The company, the world's largest maker of mining and construction equipment, reported a second-quarter profit of $960 million, or $1.45 a share, down from $1.70 billion, or $2.54, in the period last year. Analysts had expected Caterpillar to report earnings of $1.70 a share.


Its stock price dropped on the news.


Oberhelman said in a "Squawk Box" interview that a slowdown in mining over the last 12 months also hurt profits. "All of our big mining customers are certainly spending less on capital," he said. "We're seeing new exploration cutbacks."


That's exactly what closely followed investor Jim Chanos argued when making his case for shorting Caterpillar stock during the CNBC-Institutional Investor Delivering Alpha Conference last week. Chanos, the founder of Kynikos Associates, said a slowdown in mining is going to cut into Caterpillar's earnings faster and deeper than investors expect.


Reacting to Chanos's thesis, Oberhelman said on CNBC Wednesday, "I'm used to 'Monday Morning Quarterbacking' by lots of angles.

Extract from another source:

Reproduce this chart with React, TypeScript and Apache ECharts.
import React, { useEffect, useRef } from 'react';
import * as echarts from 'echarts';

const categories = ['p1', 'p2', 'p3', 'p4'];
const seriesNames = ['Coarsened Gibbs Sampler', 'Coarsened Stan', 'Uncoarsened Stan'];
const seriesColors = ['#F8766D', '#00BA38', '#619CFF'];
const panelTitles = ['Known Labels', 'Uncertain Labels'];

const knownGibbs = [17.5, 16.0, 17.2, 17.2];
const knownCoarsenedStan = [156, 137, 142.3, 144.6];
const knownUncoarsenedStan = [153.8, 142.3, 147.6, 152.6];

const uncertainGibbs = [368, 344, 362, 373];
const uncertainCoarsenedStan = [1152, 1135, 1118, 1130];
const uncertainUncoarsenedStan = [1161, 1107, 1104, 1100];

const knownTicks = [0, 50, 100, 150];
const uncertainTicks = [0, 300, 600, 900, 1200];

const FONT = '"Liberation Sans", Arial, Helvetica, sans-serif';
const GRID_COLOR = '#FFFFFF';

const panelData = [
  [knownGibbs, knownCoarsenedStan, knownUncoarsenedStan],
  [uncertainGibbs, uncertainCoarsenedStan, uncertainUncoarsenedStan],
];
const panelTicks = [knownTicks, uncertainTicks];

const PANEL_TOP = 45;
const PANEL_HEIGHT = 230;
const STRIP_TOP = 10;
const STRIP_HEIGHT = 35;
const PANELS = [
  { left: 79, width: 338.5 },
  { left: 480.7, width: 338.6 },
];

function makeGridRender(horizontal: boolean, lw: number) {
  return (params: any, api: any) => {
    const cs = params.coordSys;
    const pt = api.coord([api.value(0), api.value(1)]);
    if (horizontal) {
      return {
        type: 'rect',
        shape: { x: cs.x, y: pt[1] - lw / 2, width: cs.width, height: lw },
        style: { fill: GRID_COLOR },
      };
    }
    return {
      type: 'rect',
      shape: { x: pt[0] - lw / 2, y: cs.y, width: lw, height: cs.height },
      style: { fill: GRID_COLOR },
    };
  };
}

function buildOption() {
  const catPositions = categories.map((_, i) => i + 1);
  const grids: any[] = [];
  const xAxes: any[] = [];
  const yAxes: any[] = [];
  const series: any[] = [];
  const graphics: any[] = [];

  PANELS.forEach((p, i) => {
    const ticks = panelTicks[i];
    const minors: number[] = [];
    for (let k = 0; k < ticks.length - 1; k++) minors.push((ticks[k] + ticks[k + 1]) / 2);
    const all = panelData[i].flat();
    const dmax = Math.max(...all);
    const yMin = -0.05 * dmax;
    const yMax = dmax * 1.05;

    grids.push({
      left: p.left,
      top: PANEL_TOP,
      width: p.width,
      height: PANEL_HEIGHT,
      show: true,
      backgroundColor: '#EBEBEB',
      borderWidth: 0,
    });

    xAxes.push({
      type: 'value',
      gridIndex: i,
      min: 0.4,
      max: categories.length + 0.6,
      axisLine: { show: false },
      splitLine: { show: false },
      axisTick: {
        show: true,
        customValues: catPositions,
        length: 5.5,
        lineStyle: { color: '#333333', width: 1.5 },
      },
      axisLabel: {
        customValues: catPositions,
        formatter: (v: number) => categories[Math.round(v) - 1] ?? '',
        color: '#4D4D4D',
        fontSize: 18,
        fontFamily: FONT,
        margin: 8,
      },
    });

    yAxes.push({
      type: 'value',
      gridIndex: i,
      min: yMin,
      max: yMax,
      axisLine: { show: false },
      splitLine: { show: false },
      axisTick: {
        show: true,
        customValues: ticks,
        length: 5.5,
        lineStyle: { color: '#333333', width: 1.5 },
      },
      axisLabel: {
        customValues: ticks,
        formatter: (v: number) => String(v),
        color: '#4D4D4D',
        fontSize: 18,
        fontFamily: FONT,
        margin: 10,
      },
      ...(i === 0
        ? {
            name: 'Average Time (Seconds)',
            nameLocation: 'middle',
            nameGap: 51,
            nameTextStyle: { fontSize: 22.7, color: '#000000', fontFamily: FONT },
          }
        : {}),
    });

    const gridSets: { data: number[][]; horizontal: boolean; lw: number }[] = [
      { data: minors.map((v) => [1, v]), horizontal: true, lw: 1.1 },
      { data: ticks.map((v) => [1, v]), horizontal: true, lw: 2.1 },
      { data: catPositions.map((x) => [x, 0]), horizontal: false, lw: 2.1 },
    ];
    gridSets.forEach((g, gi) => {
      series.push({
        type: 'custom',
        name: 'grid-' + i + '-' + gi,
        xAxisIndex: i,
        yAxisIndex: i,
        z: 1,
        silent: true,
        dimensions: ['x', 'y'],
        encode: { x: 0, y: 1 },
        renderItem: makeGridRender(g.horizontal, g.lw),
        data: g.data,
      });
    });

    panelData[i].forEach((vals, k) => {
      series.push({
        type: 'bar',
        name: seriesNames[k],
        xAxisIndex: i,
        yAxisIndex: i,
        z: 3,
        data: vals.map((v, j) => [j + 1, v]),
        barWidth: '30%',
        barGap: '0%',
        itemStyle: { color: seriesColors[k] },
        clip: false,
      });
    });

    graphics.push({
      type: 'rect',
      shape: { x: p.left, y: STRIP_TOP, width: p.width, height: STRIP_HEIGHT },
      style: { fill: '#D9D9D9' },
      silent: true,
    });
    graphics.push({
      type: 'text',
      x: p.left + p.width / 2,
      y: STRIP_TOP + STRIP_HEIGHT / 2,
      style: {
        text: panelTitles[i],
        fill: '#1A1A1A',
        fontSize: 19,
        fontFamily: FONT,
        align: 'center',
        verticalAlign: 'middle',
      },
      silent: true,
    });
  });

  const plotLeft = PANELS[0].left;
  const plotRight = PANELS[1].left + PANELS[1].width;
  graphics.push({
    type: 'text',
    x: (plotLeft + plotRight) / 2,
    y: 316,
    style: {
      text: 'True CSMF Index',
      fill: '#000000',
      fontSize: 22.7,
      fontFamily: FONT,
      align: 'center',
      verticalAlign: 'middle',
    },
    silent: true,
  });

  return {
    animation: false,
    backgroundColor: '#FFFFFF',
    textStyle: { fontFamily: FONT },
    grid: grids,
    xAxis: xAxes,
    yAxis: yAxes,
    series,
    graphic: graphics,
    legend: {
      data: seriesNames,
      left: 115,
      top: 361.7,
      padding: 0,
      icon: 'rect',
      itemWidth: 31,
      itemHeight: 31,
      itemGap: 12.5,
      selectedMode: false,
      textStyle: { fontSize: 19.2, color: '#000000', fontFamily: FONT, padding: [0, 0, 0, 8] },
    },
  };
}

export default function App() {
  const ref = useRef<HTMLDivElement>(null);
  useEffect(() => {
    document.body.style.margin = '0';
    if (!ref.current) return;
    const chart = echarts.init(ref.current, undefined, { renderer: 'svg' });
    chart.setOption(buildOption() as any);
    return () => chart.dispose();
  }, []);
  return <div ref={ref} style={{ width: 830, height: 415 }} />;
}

What we are trying to do here ... is make [things] within our four walls operationally very solid."


"We know this cycle will end in mining. When we come out, we'll be lean. We're doing a lot of cost-reduction," Oberhelman explained. "We can take advantage of that in this soft spot."

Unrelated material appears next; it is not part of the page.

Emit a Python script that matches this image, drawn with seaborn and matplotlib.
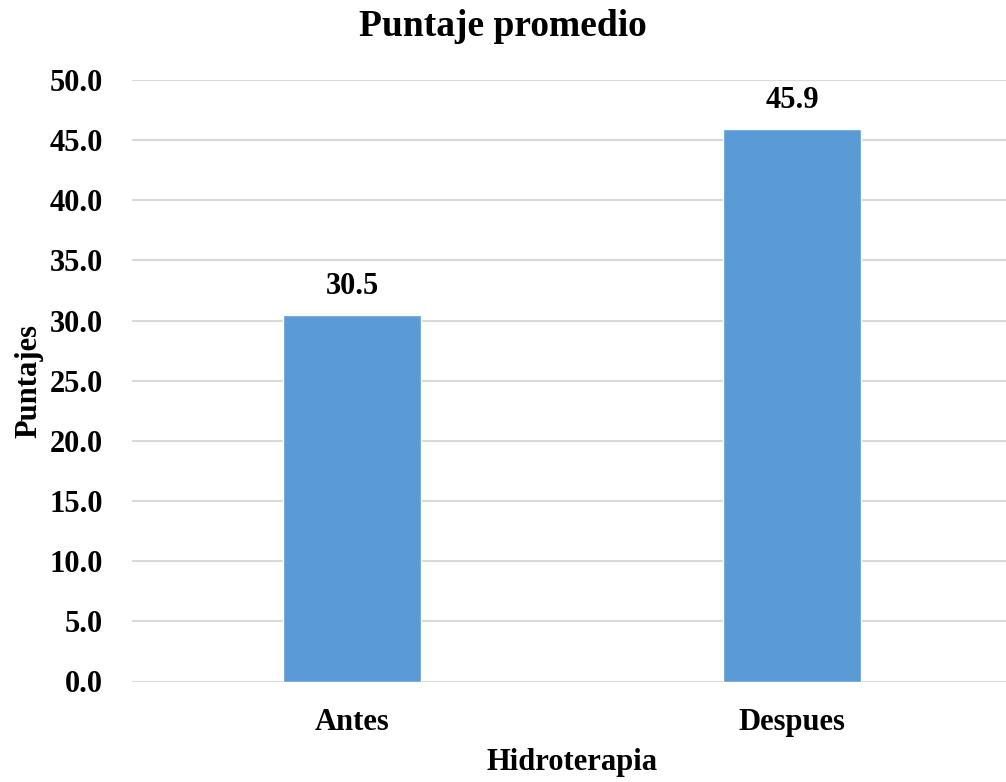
import matplotlib
matplotlib.use("Agg")
import matplotlib.pyplot as plt
import seaborn as sns
import pandas as pd

categories = ["Antes", "Despues"]
values = [30.5, 45.9]
yticks = [0, 5, 10, 15, 20, 25, 30, 35, 40, 45, 50]

sns.set_theme(style="white")
plt.rcParams['font.family'] = ['Liberation Serif', 'DejaVu Serif']
plt.rcParams['font.weight'] = 'bold'
plt.rcParams['text.color'] = 'black'
plt.rcParams['xtick.color'] = 'black'
plt.rcParams['ytick.color'] = 'black'
plt.rcParams['axes.labelcolor'] = 'black'

df = pd.DataFrame({"cat": categories, "val": values})

W, H = 1006, 782
fig = plt.figure(figsize=(W / 100, H / 100), dpi=100)
ax = fig.add_axes([132 / W, 100.5 / H, 880 / W, 601.5 / H])

sns.barplot(data=df, x="cat", y="val", color="#5b9bd5", width=0.3125,
            saturation=1, ax=ax, zorder=3)

ax.set_ylim(0, 50)
ax.set_xlim(-0.5, 1.5)
ax.set_yticks(yticks)
ax.set_yticklabels([f"{v:.1f}" for v in yticks])
ax.yaxis.grid(True, color="#d9d9d9", linewidth=1.5, zorder=0)
ax.xaxis.grid(False)
for s in ax.spines.values():
    s.set_visible(False)
ax.tick_params(axis="y", length=0, pad=21, labelsize=22, labelcolor="black")
ax.tick_params(axis="x", length=0, pad=19, labelsize=22, labelcolor="black")
for lab in ax.get_xticklabels() + ax.get_yticklabels():
    lab.set_fontweight("bold")

ax.set_xlabel("Hidroterapia", fontsize=22, fontweight="bold", labelpad=8, color="black")
ax.set_ylabel("Puntajes", fontsize=22, fontweight="bold", labelpad=4, color="black")

for p, v in zip(ax.patches, values):
    ax.annotate(f"{v:.1f}", (p.get_x() + p.get_width() / 2, p.get_height()),
                xytext=(0, 10), textcoords="offset points", ha="center", va="bottom",
                fontsize=22, fontweight="bold", color="black")

fig.text(0.5, 1 - 27 / H, "Puntaje promedio", ha="center", va="center",
         fontsize=27, fontweight="bold", color="black")

fig.savefig("out.png", dpi=100)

Caterpillar, which also makes locomotives, gas turbines, diesel engines, and generators, said sales fell nearly 16% to $14.62 billion in the quarter -- short of the consensus estimate of $14.93 billion.

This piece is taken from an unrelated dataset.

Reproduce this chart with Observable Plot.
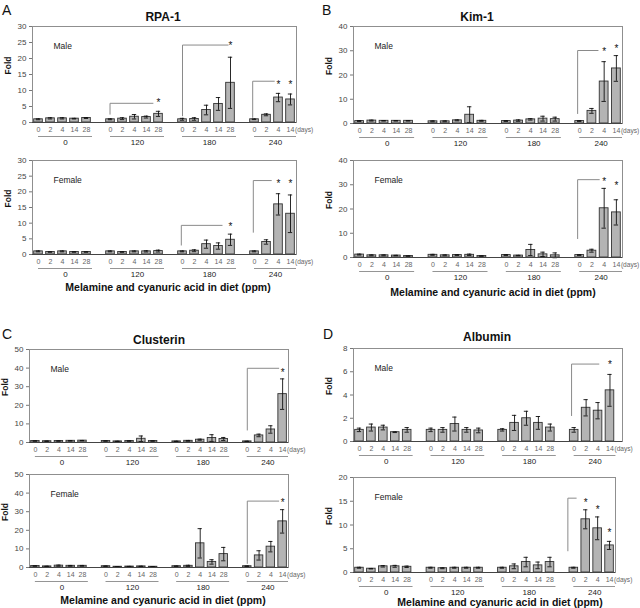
<!DOCTYPE html>
<html><head><meta charset="utf-8">
<script src="https://cdn.jsdelivr.net/npm/d3@7"></script>
<script src="https://cdn.jsdelivr.net/npm/@observablehq/plot@0.6"></script>
<style>
html,body{margin:0;padding:0;background:#fff;}
#fig{position:relative;width:640px;height:608px;overflow:hidden;font-family:"Liberation Sans",Arial,sans-serif;color:#111;}
.abs{position:absolute;white-space:nowrap;line-height:1;}
.c{transform:translate(-50%,-50%);}
.letter{font-size:14px;}
.title{font-size:12px;font-weight:bold;}
.xt{font-size:10.5px;font-weight:bold;}
</style></head><body><div id="fig"></div>
<script>
// ---------- data ----------
const doseGroups = ["0", "120", "180", "240"];
const dayLabels = [
  ["0", "2", "4", "14", "28"],
  ["0", "2", "4", "14", "28"],
  ["0", "2", "4", "14", "28"],
  ["0", "2", "4", "14"]
];

const rpa1MaleMean = [1.0,1.3,1.3,1.2,1.4, 1.0,1.2,1.8,1.7,2.7, 1.0,1.1,3.9,5.8,12.4, 1.0,2.4,7.8,7.2];
const rpa1MaleErr  = [0.15,0.2,0.2,0.1,0.15, 0.15,0.3,0.7,0.3,0.8, 0.3,0.4,1.5,2.0,8.0, 0.1,0.3,1.3,1.7];
const rpa1FemaleMean = [1.0,0.8,1.0,0.8,0.8, 1.0,0.8,1.0,1.0,1.1, 1.0,1.2,3.3,2.7,4.7, 1.0,4.0,16.0,13.0];
const rpa1FemaleErr  = [0.15,0.1,0.15,0.1,0.1, 0.15,0.1,0.15,0.2,0.3, 0.15,0.3,1.3,1.0,1.8, 0.15,0.7,3.4,6.0];

const kim1MaleMean = [1.0,1.2,1.1,1.1,1.1, 0.9,0.9,1.3,3.6,1.1, 1.0,1.2,1.7,2.0,1.8, 1.0,5.2,17.3,22.7];
const kim1MaleErr  = [0.2,0.2,0.1,0.1,0.1, 0.2,0.2,0.2,3.3,0.2, 0.2,0.3,0.3,1.0,0.8, 0.2,1.0,8.2,5.3];
const kim1FemaleMean = [1.2,0.9,0.9,0.8,0.6, 1.1,0.9,1.0,1.1,0.6, 1.0,0.8,3.1,1.3,0.9, 1.0,2.8,20.3,18.6];
const kim1FemaleErr  = [0.2,0.2,0.2,0.1,0.1, 0.2,0.2,0.2,0.3,0.1, 0.2,0.1,2.3,0.9,1.0, 0.2,0.6,8.2,5.2];

const clusterinMaleMean = [0.8,0.7,0.8,0.9,1.0, 0.8,0.6,0.8,2.0,0.8, 0.6,0.9,1.5,2.4,1.9, 0.6,3.8,7.0,26.0];
const clusterinMaleErr  = [0.1,0.1,0.1,0.1,0.1, 0.1,0.1,0.1,1.5,0.1, 0.1,0.2,0.3,1.8,0.8, 0.1,0.7,2.0,8.2];
const clusterinFemaleMean = [0.8,0.6,1.0,0.9,0.9, 0.7,0.4,0.5,0.6,0.4, 0.7,0.9,13.0,3.0,7.2, 0.7,6.5,11.2,24.8];
const clusterinFemaleErr  = [0.1,0.1,0.3,0.2,0.2, 0.1,0.1,0.1,0.1,0.1, 0.1,0.3,7.9,1.2,3.6, 0.1,2.5,2.8,6.3];

const albuminMaleMean = [1.0,1.2,1.2,0.8,1.0, 1.0,1.0,1.5,1.0,0.95, 1.0,1.6,2.0,1.6,1.2, 1.0,2.9,2.65,4.4];
const albuminMaleErr  = [0.15,0.3,0.2,0.03,0.2, 0.15,0.2,0.6,0.2,0.2, 0.1,0.65,0.6,0.55,0.3, 0.2,0.7,0.7,1.37];
const albuminFemaleMean = [1.0,0.8,1.3,1.3,1.2, 1.0,0.9,1.0,1.0,1.0, 1.0,1.3,2.2,1.5,2.2, 1.0,11.2,9.3,5.7];
const albuminFemaleErr  = [0.1,0.05,0.15,0.2,0.15, 0.1,0.1,0.1,0.1,0.1, 0.1,0.5,1.0,0.7,1.0, 0.1,2.0,2.4,0.85];

// significance brackets (slot units, fold units) and stars
const rpa1MaleBrackets = [{from:5.96,to:9.54,low:2.6,top:6.0},{from:12.0,to:15.8,low:2.1,top:24.2},{from:17.85,to:19.65,low:1.6,top:12.9}];
const rpa1MaleStars = [{slot:10,y:6.8},{slot:16,y:24.8},{slot:20,y:12.5},{slot:21,y:12.5}];
const rpa1FemaleBrackets = [{from:11.9,to:15.3,low:3.0,top:9.3},{from:17.9,to:19.4,low:7.1,top:23.6}];
const rpa1FemaleStars = [{slot:16,y:9.6},{slot:20,y:23.3},{slot:21,y:23.3}];
const kim1MaleBrackets = [{from:17.83,to:19.5,low:4.1,top:30.1}];
const kim1MaleStars = [{slot:20,y:30.4},{slot:21,y:31.9}];
const kim1FemaleBrackets = [{from:17.83,to:19.6,low:7.8,top:32.1}];
const kim1FemaleStars = [{slot:20,y:32.1},{slot:21,y:30.8}];
const clusterinMaleBrackets = [{from:18,to:20.67,low:6.7,top:39.9}];
const clusterinMaleStars = [{slot:21,y:39.0}];
const clusterinFemaleBrackets = [{from:18,to:20.67,low:2.2,top:35.7}];
const clusterinFemaleStars = [{slot:21,y:36.2}];
const albuminMaleBrackets = [{from:17.78,to:20.07,low:2.23,top:6.66}];
const albuminMaleStars = [{slot:21,y:6.8}];
const albuminFemaleBrackets = [{from:17.5,to:18.2,low:4.56,top:15.65}];
const albuminFemaleStars = [{slot:19,y:15.2},{slot:20,y:13.8},{slot:21,y:8.9}];

const xTitle = "Melamine and cyanuric acid in diet (ppm)";

// ---------- layout ----------
const FONT = '"Liberation Sans", Arial, sans-serif';
const subplots = [
  {sex:"Male", mean:rpa1MaleMean, err:rpa1MaleErr, brackets:rpa1MaleBrackets, stars:rpa1MaleStars, yMax:30, yStep:5, frame:[32,26,296,122]},
  {sex:"Female", mean:rpa1FemaleMean, err:rpa1FemaleErr, brackets:rpa1FemaleBrackets, stars:rpa1FemaleStars, yMax:30, yStep:5, frame:[32,160,296,254]},
  {sex:"Male", mean:kim1MaleMean, err:kim1MaleErr, brackets:kim1MaleBrackets, stars:kim1MaleStars, yMax:40, yStep:10, frame:[353,26,622,123]},
  {sex:"Female", mean:kim1FemaleMean, err:kim1FemaleErr, brackets:kim1FemaleBrackets, stars:kim1FemaleStars, yMax:40, yStep:10, frame:[353,160,622,257]},
  {sex:"Male", mean:clusterinMaleMean, err:clusterinMaleErr, brackets:clusterinMaleBrackets, stars:clusterinMaleStars, yMax:50, yStep:10, frame:[29,349,288,442]},
  {sex:"Female", mean:clusterinFemaleMean, err:clusterinFemaleErr, brackets:clusterinFemaleBrackets, stars:clusterinFemaleStars, yMax:50, yStep:10, frame:[29,474,288,567]},
  {sex:"Male", mean:albuminMaleMean, err:albuminMaleErr, brackets:albuminMaleBrackets, stars:albuminMaleStars, yMax:8, yStep:2, frame:[353,348,622,441], xMax:22.05},
  {sex:"Female", mean:albuminFemaleMean, err:albuminFemaleErr, brackets:albuminFemaleBrackets, stars:albuminFemaleStars, yMax:20, yStep:5, frame:[353,477,615,572]}
];
const htmlLabels = [
  {t:"A", cls:"letter", x:2, y:3}, {t:"B", cls:"letter", x:322, y:3},
  {t:"C", cls:"letter", x:2, y:327}, {t:"D", cls:"letter", x:323, y:327},
  {t:"RPA-1", cls:"title c", x:163, y:17}, {t:"Kim-1", cls:"title c", x:477, y:17},
  {t:"Clusterin", cls:"title c", x:159, y:340}, {t:"Albumin", cls:"title c", x:487, y:337},
  {t:xTitle, cls:"xt c", x:168, y:287}, {t:xTitle, cls:"xt c", x:493, y:292},
  {t:xTitle, cls:"xt c", x:163, y:600}, {t:xTitle, cls:"xt c", x:500, y:602}
];

const fig = document.getElementById("fig");

function makeBars(mean, err) {
  const out = []; let k = 0;
  dayLabels.forEach((days, g) => days.forEach((day, j) => {
    out.push({slot: g * 6 + j, day, mean: mean[k], err: err[k]}); k++;
  }));
  return out;
}
const groupRows = dayLabels.map((days, g) => {
  const from = g * 6, to = g * 6 + days.length - 1 + 0.5;
  return {label: doseGroups[g], from, to, center: (from + to) / 2};
});

function drawSub(sp) {
  const [L, T, R, B] = sp.frame;
  const svgLeft = L < 320 ? 0 : 320;
  const padTop = 10, padBottom = 34;
  const bars = makeBars(sp.mean, sp.err);
  const last = bars[bars.length - 1];
  const bracketPts = sp.brackets.flatMap((b, i) => [
    {id: i, x: b.from, y: b.low}, {id: i, x: b.from, y: b.top}, {id: i, x: b.to, y: b.top}
  ]);
  const chart = Plot.plot({
    width: 320,
    height: (B - T) + padTop + padBottom,
    marginLeft: L - svgLeft,
    marginRight: svgLeft + 320 - R,
    marginTop: padTop,
    marginBottom: padBottom,
    x: {domain: [-0.5, sp.xMax ?? 21.5], axis: null},
    y: {domain: [0, sp.yMax]},
    style: {background: "transparent", overflow: "visible", fontFamily: FONT, color: "#444"},
    marks: [
      Plot.frame({stroke: "#8f8f8f", strokeWidth: 1}),
      Plot.axisY({ticks: d3.range(0, sp.yMax + sp.yStep / 2, sp.yStep), tickSize: 3, tickPadding: 3, fontSize: 8, label: null, stroke: "#777", fill: "#444"}),
      Plot.rectY(bars, {x1: d => d.slot - 0.36, x2: d => d.slot + 0.36, y: "mean", fill: "#b4b4b4", stroke: "#333", strokeWidth: 0.9}),
      Plot.ruleX(bars, {x: "slot", y1: d => d.mean - d.err, y2: d => d.mean + d.err, stroke: "#111", strokeWidth: 0.9}),
      Plot.ruleY(bars, {y: d => d.mean + d.err, x1: d => d.slot - 0.18, x2: d => d.slot + 0.18, stroke: "#111", strokeWidth: 0.9}),
      Plot.ruleY(bars, {y: d => d.mean - d.err, x1: d => d.slot - 0.18, x2: d => d.slot + 0.18, stroke: "#111", strokeWidth: 0.9}),
      Plot.ruleY([0], {stroke: "#444", strokeWidth: 1}),
      Plot.line(bracketPts, {x: "x", y: "y", z: "id", stroke: "#8a8a8a", strokeWidth: 1, curve: "linear"}),
      Plot.text(sp.stars, {x: "slot", y: "y", text: () => "*", fontSize: 10, fill: "#111", dy: 2.5}),
      Plot.text(bars, {x: "slot", frameAnchor: "bottom", dy: 9, text: "day", fontSize: 7, fill: "#666"}),
      Plot.text([last], {x: "slot", frameAnchor: "bottom", dy: 9, dx: 4.5, textAnchor: "start", text: () => "(days)", fontSize: 6.6, fill: "#666"}),
      Plot.ruleY(groupRows, {x1: "from", x2: "to", y: () => 0, dy: 14, stroke: "#7a7a7a", strokeWidth: 0.8}),
      Plot.text(groupRows, {x: "center", frameAnchor: "bottom", dy: 22, text: "label", fontSize: 8, fill: "#222"}),
      Plot.text([sp.sex], {frameAnchor: "top-left", dx: 21, dy: 16, textAnchor: "start", text: d => d, fontSize: 8.5, fill: "#222"}),
      Plot.text(["Fold"], {frameAnchor: "left", dx: -24, rotate: -90, text: d => d, fontSize: 8.5, fontWeight: "bold", fill: "#111"})
    ]
  });
  chart.style.position = "absolute";
  chart.style.left = svgLeft + "px";
  chart.style.top = (T - padTop) + "px";
  chart.style.maxWidth = "none";
  fig.appendChild(chart);
}

subplots.forEach(drawSub);

htmlLabels.forEach(l => {
  const d = document.createElement("div");
  d.className = "abs " + l.cls;
  d.style.left = l.x + "px";
  d.style.top = l.y + "px";
  d.textContent = l.t;
  fig.appendChild(d);
});
</script></body></html>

On Tuesday, Caterpillar released unaudited dealer data showing a slowdown in sales of its heavy equipment everywhere except North America. "United States [is] good and steady," Oberhelman said Wednesday.


The world's largest maker of construction and mining equipment said global dealer sales of its yellow earth-moving machines were down 8% year-over-year in June. That represented a deterioration from May, when dealers reported that global equipment sales were down 7% from a year earlier. The slowdown in June was led by dealer sales in the Asia Pacific region, which tumbled 21%. In May, those sales were down 14%.


"China has been part of the slowdown in the last couple of years," Oberhelman explained. "But actually in the second quarter, our total sales in China are up 20% across all of our businesses. We think China has bottomed. It's at a very low base. It's coming back slowly."


That relatively optimistic view on China is in sharp contrast to Chanos's position that the Chinese slowdown and the end of "the global commodities supercycle" will drive capital spending back down to something closer to historical levels. Chanos argued last week that spending on mining equipment was currently far higher than the historical average, driven in large part by "the Chinese real estate bubble."


But Oberhelman made his case for a mining comeback on Wednesday: "Seven billion people on the planet going to nine [and] rising living standards around the world require minerals and energy. And that's mining," he said.


"Certainly it's not going to be a straight line up, and we knew that. Supercycle or not -- I don't know what you call them -- it's definitely a cyclical business. We're used to it," he continued. "You have to look out three, five, 10 years, mining will come back."